Días tras día, los venezolanos acaban su jornada descompuestos, extenuados, inmersos en un suspenso corrosivo, pero alentados por la idea, o la sospecha, de que no hay cosa peor que el Gobierno sea capaz de hacer ya. No se puede caer más hondo, debe haberse agotado el repertorio de bajezas de las que el Gobierno puede echar mano, es la noción de todo espíritu resignado a soportar. Pero no, basta amanecer para comprobar que esa máquina de hacer daño no descansa.
Reafirman cada crueldad. Perfeccionan sus técnicas de impudicia. Vacían los residuos de escrúpulos que les quedaban en sus sucias alforjas. Salpican complicidad. Ya ni fingen siquiera. Desparraman sus burdas mentiras sin intención alguna de que sean creídas, sino tragadas enteras, y hasta celebradas. Niegan la más cierta de todas las evidencias. A estas alturas no les importa ser ni parecer honrados, ni dignos de respeto. Simplemente esperan que se les aguante tal como son, mientras puedan doblegar un poco más. Mientras reparan el sombrío final que cada uno de ellos presiente en su historia personal, con la palabra FIN en mayúsculas inevitables, a modo de inmemorial y repulsiva lápida.
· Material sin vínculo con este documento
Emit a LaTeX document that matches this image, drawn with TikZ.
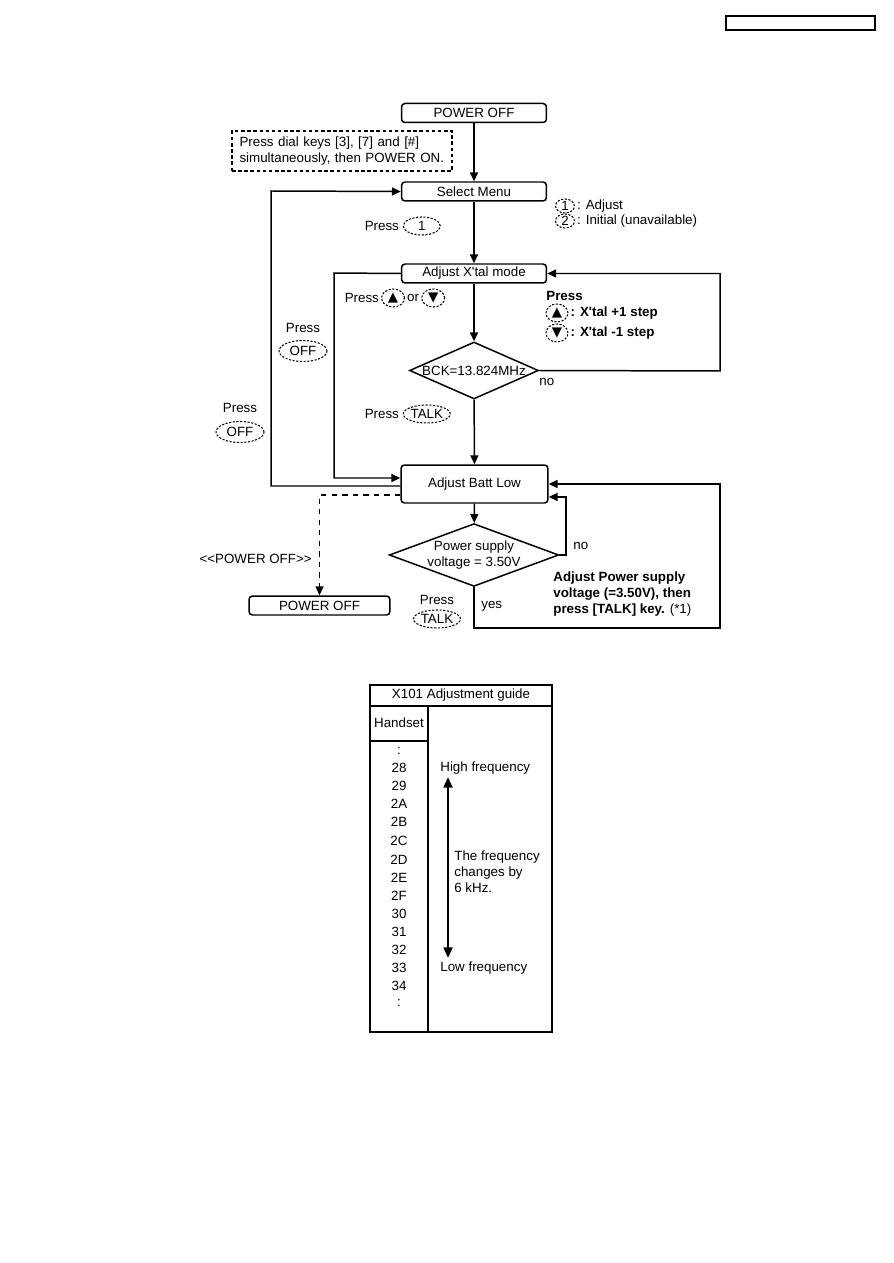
\documentclass[tikz,border=0pt]{standalone}
\usepackage{fontspec}
\setmainfont{Liberation Sans}[Ligatures=TeXOff]
\newfontfamily\symfont{DejaVu Sans}
\usepackage{tikz}
\usetikzlibrary{shapes.geometric, arrows.meta, positioning}

\tikzset{
  box/.style={draw, line width=0.85pt, rounded corners=2pt, minimum width=2.9cm, minimum height=0.38cm, inner sep=0pt},
  decision/.style={draw, line width=0.85pt, diamond, inner sep=0pt, align=center},
  keyoval/.style={draw, ellipse, line width=0.6pt, dash pattern=on 1.2pt off 0.9pt, inner sep=0pt, minimum height=0.36cm},
  flow/.style={line width=0.85pt, -{Triangle[length=5pt,width=4.5pt]}},
}
\newcommand{\up}{{\symfont\char"25B2}}
\newcommand{\dn}{{\symfont\char"25BC}}

\begin{document}
\begin{tikzpicture}[x=0.02cm, y=-0.02cm, font=\fontsize{7.6}{9}\selectfont]
\useasboundingbox (0,0) rectangle (893,1263);
% page header box
\draw[line width=0.85pt] (726,16) rectangle (875,30);

% main boxes
\node[box] (poff) at (474,113) {POWER OFF};
\node[draw, line width=0.7pt, dash pattern=on 2pt off 1.5pt, minimum width=4.4cm, minimum height=0.8cm,
      align=left, text width=4.1cm, inner sep=0pt] (note) at (342,151)
  {Press dial keys [3], [7] and [\#]\\simultaneously, then POWER ON.};
\node[box] (menu) at (474,191.5) {Select Menu};
\node[box] (xtal) at (474,273.5) {Adjust X'tal mode};
\node[decision, minimum width=2.58cm, minimum height=1.14cm, aspect=2.26] (bck) at (474,370.5) {BCK=13.824MHz};
\node[box, minimum width=2.94cm, minimum height=0.76cm] (batt) at (474.5,484) {Adjust Batt Low};
\node[decision, minimum width=3.04cm, minimum height=1.12cm, aspect=2.7] (volt) at (474,555) {Power supply\\voltage = 3.50V};
\node[box, minimum width=2.82cm] (poffend) at (319.5,605.5) {POWER OFF};

% loop corners
\coordinate (rx) at (720,371);
\coordinate (rb) at (720,628);
\coordinate (lx1) at (334,273);
\coordinate (lx2) at (271,191);
\coordinate (nx) at (566,555);

% connectors
\draw[flow] (poff) -- (menu);
\draw[flow] (menu) -- (xtal);
\draw[flow] (xtal) -- (bck);
\draw[flow] (bck) -- (batt);
\draw[flow] (batt) -- (volt);
\draw[flow] (bck.east) -- (rx) |- (xtal.east);
\draw[flow] (xtal.west) -- (lx1) |- ([yshift=0.12cm]batt.west);
\draw[flow] ([yshift=-0.04cm]batt.west) -| (lx2) -- (menu.west);
\draw[flow, dashed] ([yshift=-0.22cm]batt.west) -| (poffend.north);
\draw[flow] (volt.east) -- (nx) |- ([yshift=-0.26cm]batt.east);
\draw[flow] (volt.south) |- (rb) |- (batt.east);

% key legend
\node[keyoval, minimum width=0.38cm, minimum height=0.28cm] (k1) at (565,206) {1};
\node[right=0pt of k1, inner sep=1pt] {: Adjust};
\node[keyoval, minimum width=0.38cm, minimum height=0.28cm] (k2) at (565,221) {2};
\node[right=0pt of k2, inner sep=1pt] {: Initial (unavailable)};

% press labels
\node[anchor=east, inner sep=1pt] (p1) at (401,226) {Press};
\node[keyoval, minimum width=0.74cm, right=1pt of p1] {1};
\node[anchor=east, inner sep=1pt] (p2) at (381,298) {Press};
\node[keyoval, minimum width=0.46cm, right=0pt of p2] (kup) {\up};
\node[right=0pt of kup, inner sep=1pt] (por) {or};
\node[keyoval, minimum width=0.46cm, right=0pt of por] {\dn};
\node[anchor=east, inner sep=1pt] (p3) at (401,414) {Press};
\node[keyoval, minimum width=0.94cm, right=1pt of p3] {TALK};
\node (p4) at (303,328) {Press};
\node[keyoval, minimum width=0.96cm, minimum height=0.42cm] at (303,351) {OFF};
\node (p5) at (240,408) {Press};
\node[keyoval, minimum width=0.96cm, minimum height=0.42cm] at (240,432) {OFF};
\node (p6) at (437,600) {Press};
\node[keyoval, minimum width=0.94cm] at (437,619) {TALK};

% step legend
\node[anchor=west, font=\fontsize{7.6}{9}\selectfont\bfseries, inner sep=0pt] at (546,296) {Press};
\node[keyoval, minimum width=0.44cm] (ku) at (557,313) {\up};
\node[right=0pt of ku, inner sep=1pt, font=\fontsize{7.6}{9}\selectfont\bfseries] {: X'tal +1 step};
\node[keyoval, minimum width=0.44cm] (kd) at (557,333) {\dn};
\node[right=0pt of kd, inner sep=1pt, font=\fontsize{7.6}{9}\selectfont\bfseries] {: X'tal -1 step};

% branch labels
\node[anchor=west, inner sep=0pt] at (539,382) {no};
\node[anchor=west, inner sep=0pt] at (573,546) {no};
\node[anchor=west, inner sep=0pt] at (481,606) {yes};
\node[anchor=east, inner sep=0pt] at (312,559) {<<POWER OFF>>};
\node[anchor=north west, align=left, inner sep=0pt, font=\fontsize{7.6}{9.2}\selectfont\bfseries] at (553,571)
  {Adjust Power supply\\voltage (=3.50V), then\\press [TALK] key. {\mdseries(*1)}};

% adjustment guide table
\draw[line width=0.85pt] (370,685) rectangle (552,1032);
\draw[line width=0.85pt] (370,706) -- (552,706);
\draw[line width=0.85pt] (428,706) -- (428,1032);
\draw[line width=0.85pt] (370,741) -- (428,741);
\node at (461,695.5) {X101 Adjustment guide};
\node at (399,723) {Handset};
\foreach \y/\l in {751/:, 768/28, 786/29, 804/2A, 822/2B, 841/2C, 860/2D, 878/2E, 896/2F, 914/30, 932/31, 950/32, 968/33, 986/34, 1003/:}
  \node at (399,\y) {\l};
\node[anchor=west, inner sep=0pt] at (440,768) {High frequency};
\node[anchor=west, inner sep=0pt] at (440,968) {Low frequency};
\draw[line width=1.3pt, {Triangle[length=6pt,width=5pt]}-{Triangle[length=6pt,width=5pt]}] (448,777) -- (448,958);
\node[anchor=north west, align=left, inner sep=0pt, font=\fontsize{7.6}{9.3}\selectfont] at (454,850)
  {The frequency\\changes by\\6 kHz.};
\end{tikzpicture}
\end{document}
Siguiendo ese guión macabro, Bernardo Álvarez, el embajador de Venezuela en la OEA, bañó de estupor a sus paisanos caroreños, que recuerdan con especial admiración a su padre, Homero Álvarez, ilustrísimo médico pediatra y puericultor, ciudadano intachable como el que más. “Él vivió salvando niños y tú, ¿cómo lo haces?”, le preguntó en carta pública un grupo de ex compañeros lasallistas. Pues bien, el embajador, trocado en godo socialista, usó esa tribuna hemisférica nada menos que para asegurar que en Venezuela no hay razón para declarar una crisis humanitaria en materia de salud. Es más, tuvo bríos, y estómago, para justificar el rechazo a la ayuda de organismos multilaterales o de gobiernos extranjeros, porque, según ese… caballero, la accesibilidad de medicamentos en nuestro país es “extraordinaria”.
Y para hundir todavía más el dedo en la llaga, en el dolor y la desesperación de tantos de sus compatriotas sentenciados a muerte, la canciller, Delcy Rodríguez, pide un derecho de palabra urgente en el Consejo Permanente de la OEA, impulsada a decirlo ella también, con sus propias torpezas, incluso en forma más grotesca y desalmada. Fue y dijo la funcionaria, en su espantoso galimatía revolucionario, que es “completamente irrespetuoso considerar que Venezuela sufre una crisis humanitaria”. Estamos “ofendiendo” a la crisis del Mediterráneo, las que se derivan de la violencia, del belicismo, del intervencionismo de los Estados Unidos, largó ella esa tesis. Como si el hambre, el desamparo social, el desahucio, una tragedia colectiva provocada y la ausencia de justicia, sea cual sea el signo ideológico que lo sustente y la era histórica que se viva; todo eso frente a la opulencia inocultable de un puñado de cínicos bien servidos, no fuesen quizá los más bárbaros estilos de desatar violencia.
Es fácil, pues, saber hacia dónde apunta el derrotero justo y verdadero. Es el inverso a la insolencia oficial. Los estertores los marcan la presidenta del CNE, Tibisay Lucena, y el TSJ, cuando dicen sí señor a todas las truculencias y avideces del poder. El referendo no se ha activado, dice Jorge Rodríguez, sí señor. Los diputados que fueron a la OEA a pedir se valore la posibilidad de apelar a la Carta Democrática, son traidores a la patria, dice Diosdado Cabello. Sí señor. Que esos fascistas sean juzgados y sentenciados por “hablar mal del país”, sí señor. Que la normativa del referendo se modifique y adecúe, que los lapsos se alteren y alarguen. Que se revisen las firmas, una a una, ¿verdad?, que se publiquen las listas y se revele la identidad de los antipatria. Que se despida a todo funcionario público que firme, sí señor. Que se persiga y aplaste, dentro de la Constitución todo. “El Presidente está en su derecho”, aclaró el árbitro hasta oscurecer. Lo más deplorable de todo es que la dudosa garante de toda transparencia electoral repite a cada instante que “no recibe presiones de nadie”. Es decir, que se humilla a placer.